Este tipo de multiculturalismo altruista queda claramente formulado en el «overlapping consensus» de John Rawls, que exige la aceptación de ciertos principios procedimentales (que son inadvertida y profundamente culturales, occidentales) que deben ser aceptados por todos los miembros de una comunidad política, y permitiendo al mismo tiempo la diversidad valorativa cultural (o religiosa). Políticamente, esto supondría en los que establecen el diálogo aceptar un estado liberal multicultural, no advirtiendo que la estructura misma de ese estado multicultural, tal como se institucionaliza en el presente, es la expresión de la cultura occidental y restringe la posibilidad de sobrevivencia de todas las demás culturas. Subrepticiamente se ha impuesto una estructura cul tural en nombre de elementos puramente formales de la convivencia (que han sido expresión del desarrollo de una cultura determinada).

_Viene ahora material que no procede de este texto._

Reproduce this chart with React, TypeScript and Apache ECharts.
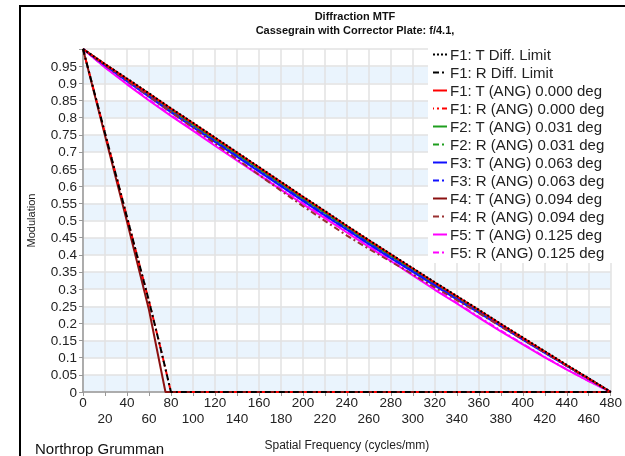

Además, no se tiene clara conciencia de que la estructura económica de fondo es el capitalismo trasnacional, que funda ese tipo de estado liberal, y que ha limado en las culturas «incorporadas», gracias al indicado overlapping consensus (acción de vaciamiento previo de los elementos críticos anticapitalistas de esas culturas), diferencias antioccidentales inaceptables.

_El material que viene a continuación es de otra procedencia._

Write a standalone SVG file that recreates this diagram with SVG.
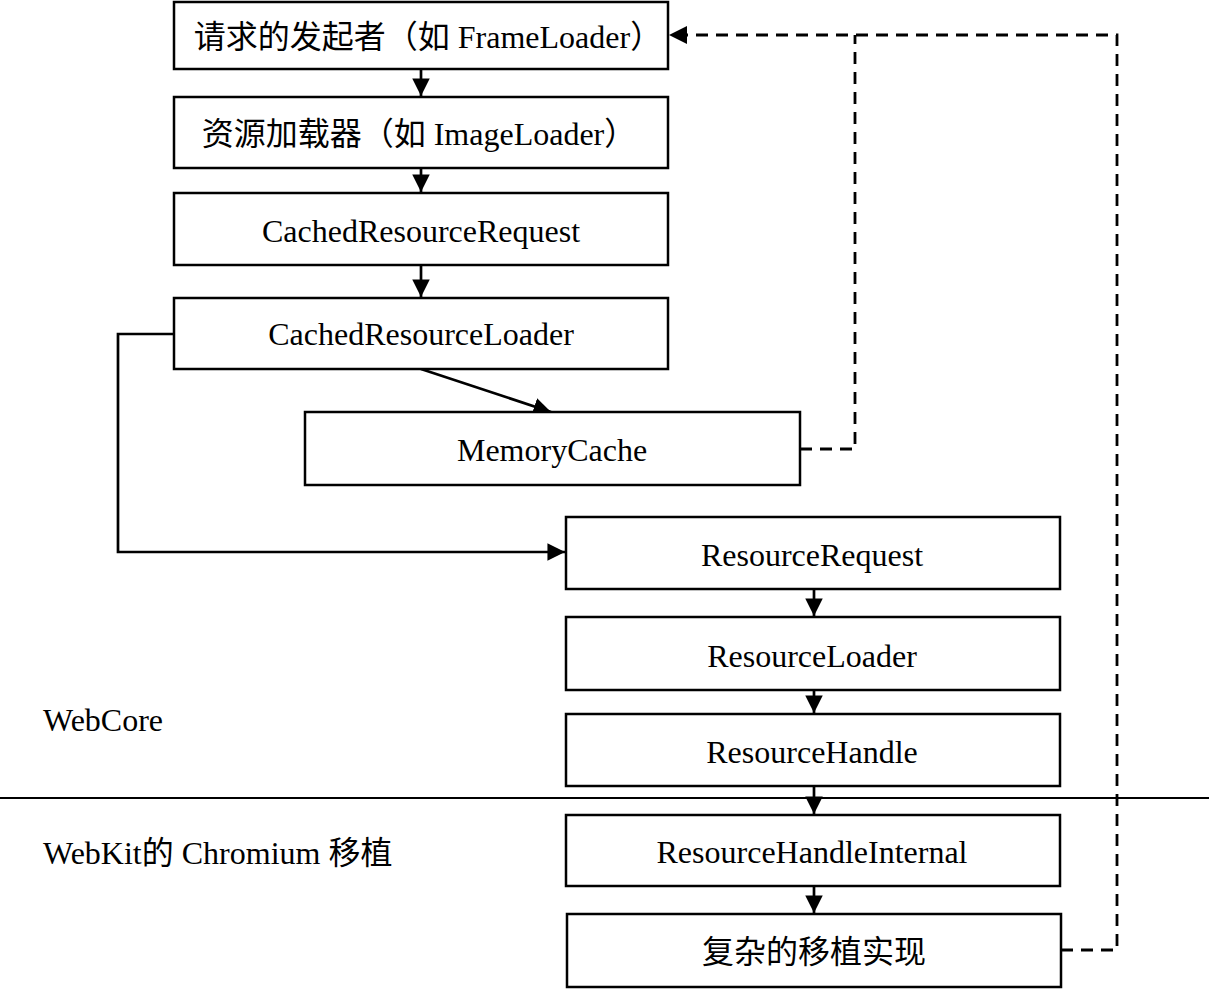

Este tipo aséptico de diálogo multicultural (frecuente también entre las religiones universales) se vuelve en ciertos casos una política cultural agresiva, como cuando Huntington, en su obra El choque de civilizaciones, aboga directamente por la defensa de la cultura occidental por medio de instrumentos militares, en especial contra el fundamentalismo islámico, bajo cuyo suelo se olvida de indicar que existen los mayores yacimientos petroleros del planeta (y sin referirse a la presencia de un fundamentalismo cristiano, especialmente en Estados Unidos, de igual signo y estructura). De nuevo no se advierte que «el fundamentalismo del mercado» —como lo denomina George Soros— se basa en el fundamentalismo militar agresivo de las «guerras preventivas», a las que se disfraza de enfrentamientos culturales o de expansión de una cultura política democrática. Se ha pasado así de la pretensión de un diálogo simétrico del multiculturalismo a la supresión simple y llana de todo diálogo y a la imposición por la fuerza de la tecnología militar de la propia cultura occidental —al menos éste es el pretexto, ya que hemos sugerido que se trata meramente del cumplimiento de intereses económicos, del petróleo, como en la inminente guerra de Iraq50.

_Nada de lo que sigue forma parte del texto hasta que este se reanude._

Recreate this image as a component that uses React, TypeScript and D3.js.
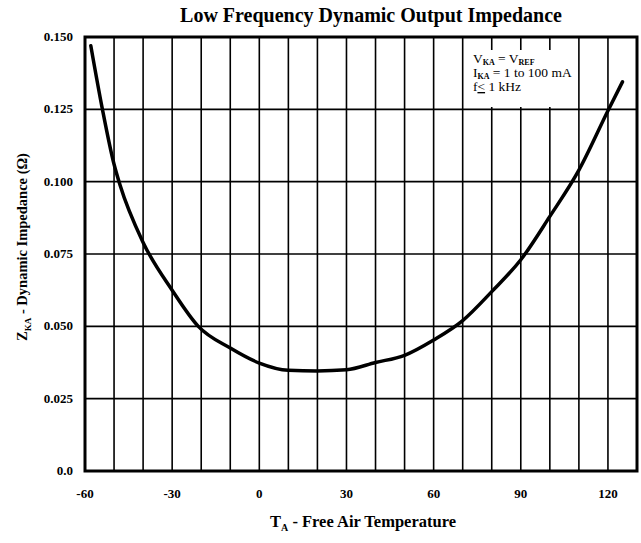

En su obra Imperio, A. Negri y M. Hardt sostienen cierta visión posmoderna de la estructura globalizada del sistema-mundo. A ella es necesario anteponerle una interpretación que permita comprender más dramáticamente la coyuntura actual de la historia mundial, bajo la hegemonía militar del estado estadunidense (el home-State de las grandes corporaciones trasnacionales, que lentamente, como cuando en la república romana César atravesó el Rubicón), que va transformando a Estados Unidos de una república en un imperio51, dominación posterior al final de la guerra fría (1989), que intenta encaminarse a una gestión monopolar del poder global. ¿A qué queda reducido el diálogo multi-cultural de cierta visión ingenua de las asimetrías entre los dialogantes? ¿Cómo es posible imaginar un diálogo simétrico ante tamaña distancia en la posibilidad de empuñar los instrumentos tecnológicos de un capitalismo fundado en la expansión militar? ¿No estará todo perdido, y la imposición de cierto occidentalismo, cada vez más identificado con el «americanismo» (estadunidense, es evidente), borrará de la faz de la tierra a todas las culturas universales que se han ido desarrollando en los últimos milenios? ¿No será el inglés la única lengua clásica que se impondrá a la humanidad, que agobiada deberá olvidar sus propias tradiciones?